The Montenegrin government last week approved a detailed plan that would abolish the Yugoslav federation and recast Podgorica-Belgrade relations as a loose association (zajednica) of two equal and sovereign "member states." The Montenegrin parliament is slated to approve the measure soon.

It is unclear whether the government intends the proposal as a basis for negotiations with Belgrade or as a take-it-or-leave-it proposition. Top Montenegrin officials said recently that they will hold a referendum on independence if the Serbian authorities do not respond to the proposal by late September.

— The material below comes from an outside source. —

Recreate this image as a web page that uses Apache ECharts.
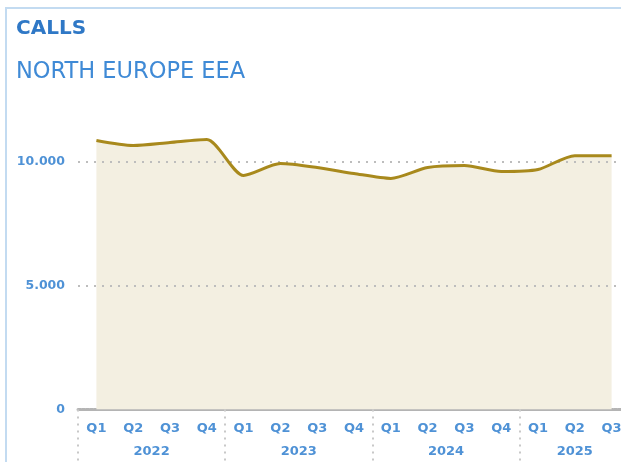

The plan calls for establishing an "Association of Montenegro and Serbia" with a unicameral legislature. Montenegro and Serbia would have equal representation, while legislators would be subordinate to the parliament of their own member state.

The positions of president and prime minister would rotate between Montenegrin and Serbian officials. The president would be from one member state and the prime minister from the other, while both would belong to the governing political party or coalition in their own state. "Bureaucratic" administrative structures would be small.

There would be a maximum of six ministries with small staffs. Each republic would, in effect, have its own foreign policy and army, which would be loosely coordinated with those of the other.

The two sides would have to agree to joint foreign and economic policy goals aimed at integration into Euro-Atlantic structures. Each republic would have economic independence and the right to introduce its own currency. Any joint currency would be freely convertible and would be backed by a currency board and protected by strict legal safeguards. Each republic has a veto on joint decisions, including the election of the joint president and a declaration of war.

There would be a constitutional court to rule on the validity of legislation passed by the association's legislature. Montenegro and Serbia would have equal representation on the bench.

The text, in fact, reads more like a dull legal document than a declaration of political principles. Podgorica's intent was to make very sure that its rights and privileges are carefully protected and that it would no longer be Serbia's junior partner.

Nor would this be a new Yugoslav federation to which constituent "republics" would be subordinated. Power clearly would rest with the two member states. The joint state would exist solely to further the specific interests of each member and not as an end in itself. It would not be called Yugoslavia.

The basic political principles are that the association would be based on democratic values, the rule of law, and human rights. Economic policy would rest on the pillars of a market economy, free trade, and a convertible currency.

There are several references to developing ties with the EU and integration into Euro-Atlantic structures. But there are no references to the proposed union of Serbia, Russia, and Belarus, which the Belgrade hard-liners have so warmly embraced.

The Belgrade regime is unlikely to accept the Montenegrin proposal, which would greatly limit the powers that Milosevic enjoys within the current federal structure.

Last Sunday (Aug. 8) Ratko Krsmanovic, who is a top official of the pro-Milosevic United Yugoslav Left, called the plan "an attempt to destroy our country and to provoke conflicts. It would create a situation for foreign intervention." The Radicals' Vojislav Seselj has blasted it as "illegal secession."

It could be argued that any Serbian politician would have difficulty endorsing a plan that gives Montenegro's approximately 600,000 inhabitants political weight equal to that of the roughly 7 million people living in Serbia (excluding Kosova).

But initial reactions suggest that many members of the democratic Serbian opposition -- such as the Democrats' Zoran Djindjic and Vladan Batic of the Alliance for Change -- have responded positively to the Montenegrin proposal, seeing it as a step toward the democratization of Serbia.

If the Milosevic regime remains silent on the Montenegrin proposal or rejects it outright, Montenegro is likely to declare independence. But if Serbia in the coming months acquires a democratic leadership that is willing to accept Podgorica's principles, the outcome could be a democratic state with a sound and growing economy.